Sudan is in deep economic difficulties, where petrol queues run parallel to bread queues.

The years long United States sanctions against it have left the country near paralysed and unable to access loans from foreign lenders. It is, too, part of the US' terror-sponsoring countries' list.

So desperate is Sudan that its transitional government has abandoned the nation's moral principles to survive. It is the third country, after the United Arab Emirates (UAE) and Bahrain, to normalise relations with Israel recently.
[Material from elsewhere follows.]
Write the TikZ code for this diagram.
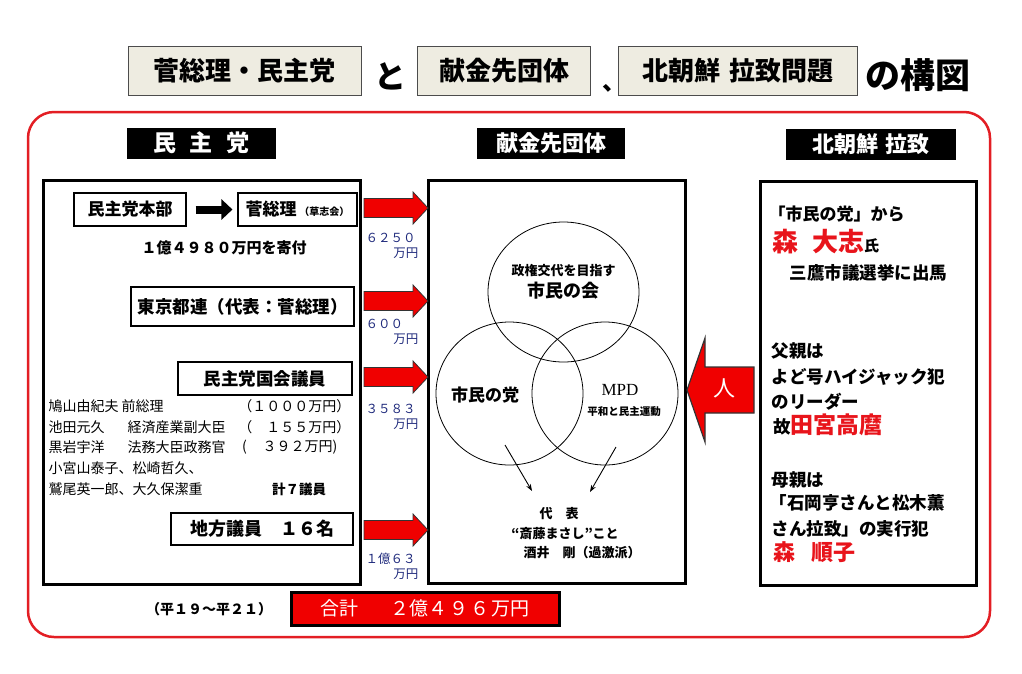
\documentclass[tikz,border=0pt]{standalone}
\usepackage{fontspec}
\setmainfont{Noto Sans CJK JP}
\newfontfamily\mpdfont{Liberation Serif}
\usetikzlibrary{arrows.meta,positioning,shapes.geometric}
\definecolor{frame}{HTML}{E31E24}
\definecolor{beige}{HTML}{EEECE1}
\definecolor{navy}{HTML}{1F2A7C}
\definecolor{arrred}{HTML}{F00000}
\definecolor{txtred}{HTML}{E8141B}
\tikzset{
  fs/.style={font=\fontsize{#1}{#1}\selectfont\bfseries},
  fr/.style={font=\fontsize{#1}{#1}\selectfont},
  titlebox/.style={draw=black!70,fill=beige,line width=1,inner sep=0,fs=26},
  hdr/.style={fill=black,text=white,inner sep=0,minimum height=31,fs=23},
  panel/.style={draw=black,line width=3,inner sep=0},
  sbox/.style={draw=black,line width=1.1,fill=white,inner sep=0},
  amt/.style={text=navy,fr=12.5},
  redarr/.style={fill=arrred,draw=black!80,line width=0.8},
  venn/.style={ellipse,draw,line width=0.8,inner sep=0},
  thinarr/.style={-{Stealth[length=7pt,width=5pt]},line width=0.9},
}

\begin{document}
\begin{tikzpicture}[x=1pt,y=-1pt]
\useasboundingbox (0,0) rectangle (1022,673);

% title line
\node[titlebox,minimum width=233,minimum height=49] (t1) at (244.5,70.5) {菅総理・民主党};
\node[fs=32] (t2) at (390,76) {と};
\node[titlebox,minimum width=173,minimum height=49] (t3) at (504,70.5) {献金先団体};
\node[fs=24] (t4) at (614,88) {、};
\node[titlebox,minimum width=239,minimum height=49] (t5) at (738,70.5) {北朝鮮\hspace{10pt}拉致問題};
\node[fs=35,anchor=west] (t6) at (862,75) {の構図};

\draw[frame,line width=2.5,rounded corners=26] (28,112) rectangle (990,637);

% headers
\node[hdr,minimum width=149] (hminshu) at (201.5,143) {民\hspace{14pt}主\hspace{14pt}党};
\node[hdr,minimum width=148,fs=22] (hkenkin) at (551,143.5) {献金先団体};
\node[hdr,minimum width=170,fs=22] (hkita) at (871,144) {北朝鮮\hspace{8pt}拉致};

% panels
\node[panel,minimum width=317,minimum height=404] (lbox) at (201.5,382) {};
\node[panel,minimum width=257,minimum height=403] (mbox) at (556.5,381.5) {};
\node[panel,minimum width=216,minimum height=404] (rbox) at (868,383) {};

% left panel
\node[sbox,minimum width=112,minimum height=33,fs=17] (honbu) at (130,209.5) {民主党本部};
\node[sbox,minimum width=119,minimum height=33,fs=17] (kan) at (297.5,209.5) {菅総理\,{\fontsize{10}{10}\selectfont（草志会）}};
\draw[-{Triangle[length=11pt,width=20pt]},line width=8,shorten <=9,shorten >=5] (honbu) -- (kan);
\node[fs=15] (kifu) at (224,248) {１億４９８０万円を寄付};
\node[sbox,minimum width=223,minimum height=39,fs=17.5] (toren) at (242.5,306.5) {東京都連（代表：菅総理）};
\node[sbox,minimum width=174,minimum height=33,fs=17.5] (kokkai) at (265,378.5) {民主党国会議員};

\node[fr=14,anchor=west] (m1) at (45,406) {鳩山由紀夫 前総理};
\node[fr=14,anchor=east] (m1v) at (354,406) {（１０００万円）};
\node[fr=14,anchor=west] (m2) at (45,427) {池田元久};
\node[fr=14,anchor=west] (m2p) at (124,427) {経済産業副大臣};
\node[fr=14,anchor=east] (m2v) at (354,427) {（　１５５万円）};
\node[fr=14,anchor=west] (m3) at (45,447) {黒岩宇洋};
\node[fr=14,anchor=west] (m3p) at (124,447) {法務大臣政務官};
\node[fr=14,anchor=east] (m3v) at (341,447) {(\hspace{16pt}３９２万円)};
\node[fr=14,anchor=west] (m4) at (45,468) {小宮山泰子、松崎哲久、};
\node[fr=14,anchor=west] (m5) at (45,489) {鷲尾英一郎、大久保潔重};
\node[fs=13.5] (m5v) at (299,489) {計７議員};
\node[sbox,minimum width=182,minimum height=32,fs=18] (chiho) at (262,529) {地方議員　１６名};

% red arrows and amounts
\foreach \y in {208,301,377,530}
  \draw[redarr] (364,{\y-9.5}) -- (413,{\y-9.5}) -- (413,{\y-16}) -- (428,\y)
    -- (413,{\y+16}) -- (413,{\y+9.5}) -- (364,{\y+9.5}) -- cycle;
\foreach \v/\y [count=\i] in {６２５０/238,６００/324,３５８３/409,１億６３/559} {
  \node[amt,anchor=west] (amt\i) at (362,\y) {\v};
  \node[amt,anchor=east] (yen\i) at (422,{\y+15}) {万円};
}

% middle panel
\node[venn,minimum width=151,minimum height=140] (kai) at (563.5,292) {};
\node[venn,minimum width=147,minimum height=143] (tou) at (509.5,393.5) {};
\node[venn,minimum width=146,minimum height=143] (mpd) at (605,393.5) {};
\node[fs=13] (kai1) at (563.5,271) {政権交代を目指す};
\node[fs=18] (kai2) at (563.5,291) {市民の会};
\node[fs=17] (tou1) at (485,395) {市民の党};
\node[font=\fontsize{17}{17}\selectfont\mpdfont] (mpd1) at (620,390) {MPD};
\node[fs=10.5] (mpd2) at (624,412) {平和と民主運動};
\node[fs=13] (daihyo) at (559,514) {代　表};
\node[fs=13] (saito) at (565,534) {“斎藤まさし”こと};
\node[fs=13] (sakai) at (582,553) {酒井　剛（過激派）};
\coordinate (s1) at (505,445);
\coordinate (e1) at (532,491);
\coordinate (s2) at (616,447);
\coordinate (e2) at (590,492);
\draw[thinarr] (s1) -- (e1);
\draw[thinarr] (s2) -- (e2);

% right panel
\node[fs=17,anchor=west] (r1) at (765,214) {「市民の党」から};
\node[anchor=base west,inner sep=0] (r2) at (772,251) {{\color{txtred}\fontsize{26}{26}\selectfont\bfseries 森\hspace{14pt}大志}{\fontsize{15}{15}\selectfont\bfseries 氏}};
\node[fs=17.5,anchor=west] (r3) at (786,273) {三鷹市議選挙に出馬};
\node[fs=17.5,anchor=west] (r4) at (768,351) {父親は};
\node[fs=17.5,anchor=west] (r5) at (768,377) {よど号ハイジャック犯};
\node[fs=17.5,anchor=west] (r6) at (768,402) {のリーダー};
\node[anchor=base west,inner sep=0] (r7) at (773,433) {{\fontsize{17.5}{17.5}\selectfont\bfseries 故}{\color{txtred}\fontsize{23}{23}\selectfont\bfseries 田宮高麿}};
\node[fs=17.5,anchor=west] (r8) at (768,480) {母親は};
\node[fs=17.5,anchor=west] (r9) at (766,503) {「石岡亨さんと松木薫};
\node[fs=17.5,anchor=west] (r10) at (768,529) {さん拉致」の実行犯};
\node[anchor=base west,inner sep=0,text=txtred] (r11) at (773,560) {{\fontsize{22}{22}\selectfont\bfseries 森\hspace{16pt}順子}};

% people arrow
\draw[redarr,line width=1.2] (687,390) -- (705,338) -- (705,367) -- (754,367)
  -- (754,413) -- (705,413) -- (705,442) -- cycle;
\node[fr=22,text=white] (hito) at (724,388) {人};

% bottom
\node[fs=14] (period) at (209,609) {（平１９～平２１）};
\node[fill=arrred,draw=black,line width=3,minimum width=268,minimum height=33,text=white,fr=19] (gokei) at (425,608.5)
  {合計\hspace{32pt}２億４\hspace{2pt}９\hspace{2pt}６\hspace{2pt}万円};
\end{tikzpicture}
\end{document}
That Pan-Arabism is being eroded, chiselled away bit by bit by US President Donald Trump in the run-up to the presidential elections to please his pro-Israel Christian evangelical support, jeopardises the buffer that has sustained Palestine as a body politic.
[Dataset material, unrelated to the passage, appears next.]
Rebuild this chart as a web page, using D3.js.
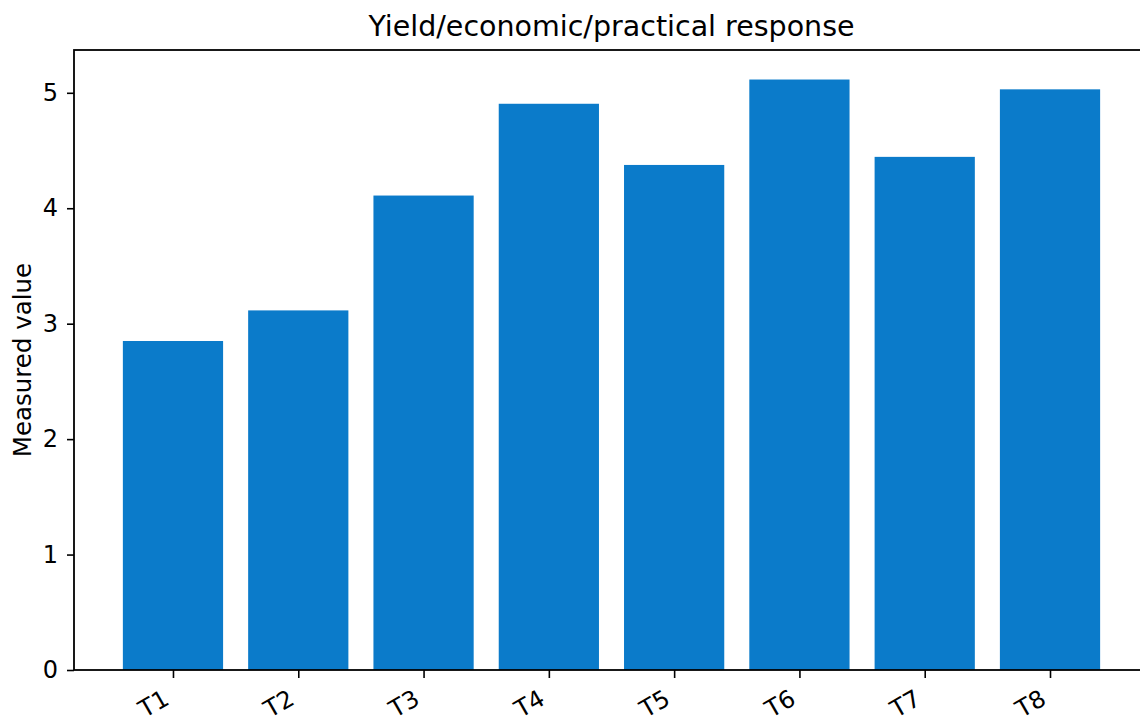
<!DOCTYPE html>
<html><head><meta charset="utf-8">
<script src="https://cdn.jsdelivr.net/npm/d3@7"></script>
<style>body{margin:0;background:#fff;overflow:hidden}svg{display:block}text{font-family:"DejaVu Sans",sans-serif}</style>
</head><body>
<script>
const categories = ["T1","T2","T3","T4","T5","T6","T7","T8"];
const values = [2.85, 3.115, 4.11, 4.905, 4.375, 5.115, 4.445, 5.03];
const yTicks = [0,1,2,3,4,5];
const title = "Yield/economic/practical response";
const yLabel = "Measured value";

const W = 1140, H = 721;
const m = {left:74, top:50, bottom:670};
const svg = d3.select("body").append("svg").attr("width",W).attr("height",H);

const step = 125.29;
const x = d3.scaleLinear().domain([-0.79, 7.79]).range([m.left, m.left + 8.58*step]);
const y = d3.scaleLinear().domain([0, d3.max(values)*1.05]).range([m.bottom, m.top]);

svg.append("g").selectAll("rect").data(values).join("rect")
  .attr("x",(d,i)=>x(i-0.4)).attr("width",(d,i)=>x(i+0.4)-x(i-0.4))
  .attr("y",d=>y(d)).attr("height",d=>y(0)-y(d))
  .attr("fill","#0b7bca");

const x1 = x(7.79);
svg.append("rect").attr("x",m.left).attr("y",m.top).attr("width",x1-m.left).attr("height",m.bottom-m.top)
  .attr("fill","none").attr("stroke","#000").attr("stroke-width",1.8);

const yAxis = svg.append("g").attr("transform",`translate(${m.left},0)`)
  .call(d3.axisLeft(y).tickValues(yTicks).tickFormat(d3.format("d")).tickSize(7).tickPadding(9));
yAxis.select(".domain").remove();
yAxis.selectAll("line").attr("stroke-width",1.6);
yAxis.selectAll("text").attr("font-size",24).attr("fill","#000").attr("font-family","DejaVu Sans");

const xAxis = svg.append("g").attr("transform",`translate(0,${m.bottom})`)
  .call(d3.axisBottom(x).tickValues(d3.range(categories.length)).tickFormat(i=>categories[i]).tickSize(8).tickPadding(6));
xAxis.select(".domain").remove();
xAxis.selectAll("line").attr("stroke-width",1.6);
xAxis.selectAll("text").attr("font-size",24).attr("fill","#000").attr("font-family","DejaVu Sans")
  .attr("text-anchor","end").attr("x",0).attr("y",0).attr("dy","0.35em")
  .attr("transform","translate(-7,26) rotate(-30)");

svg.append("text").attr("x",(m.left+x1)/2 - 0).attr("y",36).attr("text-anchor","middle")
  .attr("font-size",28.5).text(title);
svg.append("text").attr("transform",`translate(31,${(m.top+m.bottom)/2}) rotate(-90)`)
  .attr("text-anchor","middle").attr("font-size",24.5).text(yLabel);
</script>
</body></html>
Sudan is betraying Palestine at a huge cost. It will be paying more than US$330 million to US victims of terrorism, but this will be paid off by Saudi Arabia. It will be taken off the US list of countries sponsoring terrorism and the sanctions, too, will be lifted.

Yet, the people and political parties are not with the transitional government. Why then has Sudan's transitional government normalised relations with Israel if this move is not supported by the people?

Some believe that Sudan's economic problems will deliver to the Israelis another "peace" agreement.

The US is a deadly bully as its sanctions against Iraq proved.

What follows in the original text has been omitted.